Das, was Du oben zum Industrial schreibst, wäre dann nochmal eine etwas andere Perspektive. Eine sehr komplexe Bewegung, der man aus der Distanz vermutlich nur schwer wirklich gerecht werden kann. Es spielen dort wirkliche viele Aspekte mit rein.
Mit Deinem Verweis auf Adornos Imperativ bringst Du im Grunde nochmal das zum Ausdruck, was ich oben mit anderen Worten (diese Ästhetisierung des Schrecklichen, die in der Tradition des Realismus der Nachkriegszeit steht) beschrieben habe.
Ein Imperativ, der aus dem Trauma der Nazizeit zwar verständlich aber letzten Endes unsinnig und auch bedauerlich ist. Traumaverarbeitung ist dann im übrigen sicher noch ein weiterer Aspekt des Industrial.
Fordismus und Postfordismus und die Betrachtungen der Wirtschaft, die dahinter stehen, sind indessen Theorien, die hinsichtlich der Veränderung von Arbeitsprozessen, die mit der Industrialisierung und der Massenproduktion entstanden sind, sicher vieles in Teilen durchaus richtig erfassen, dabei aber hinsichtlich ihrer Implikationen doch kritikwürdig sind. Ich selbst kann sowohl mit dem Fordismus als auch mit dem Postfordismus, der mit der Konzeption des ersteren bricht, als Theorie eher weniger anfangen. Von diesen durchaus ideologisch behafteten Begrifflichkeiten abgesehen, spielt die Industrialisierung und damit eines der großen Themen der Moderne beim Industrial aber sicher mit rein, wie der Name im Grunde auch bereits nahe legt. Politische Aspekte kommen dann auch noch hinzu, wobei ich in der Musik an politischen Themen nicht besonders interessiert bin, in der Tendenz stört es mich sogar eher.
Eine Wegbereitung elektronischer Musik ist dann wiederum ein anderer Aspekt. Genau so wie natürlich ganz oben die Kunst. Im Grunde waren sie dann sogar Wegbereiter für Performance Art und Aktionskunst im weitesten Sinne.

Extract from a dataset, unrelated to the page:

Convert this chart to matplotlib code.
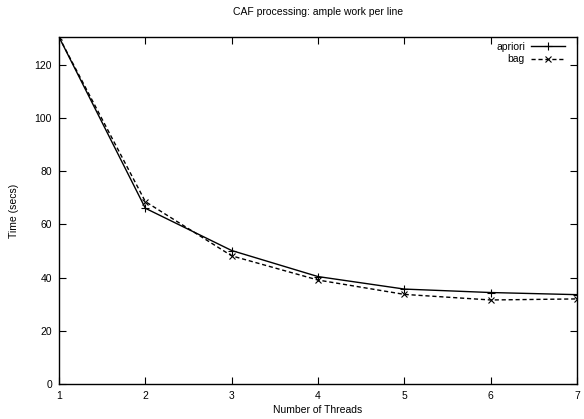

Das alles sind jedoch Dinge, die einem zwar mehr oder weniger unmittelbar ins Auge stoßen, die man aber auch beiseite schieben und einfach die Musik oder bei manchen Stücken vielleicht besser gesagt die Klanggebilde als art pour l'art genießen kann.
Eine Verquickung von art and music, die auf diesem Gebiet das Radikalste und Extremste ist, was es dort je gegeben hat und vermutlich auch geben wird. Es gibt ja wirklich kein Tabu, was TG nicht gebrochen hätten. An diesem Fundus haben sich derweil Generationen von nachfolgenden Musikern vom Underground bis hinein in den tiefsten mainstream bedient, toppen oder gar noch etwas Neues hinzufügen lässt sich da in Sachen Provokation jedoch nur schwerlich. TG haben den Industrial dann eben nicht nur eingeleitet sondern mit seinem Beginn dann im Grunde gleichsam vollständig ausgelotet und erschöpft.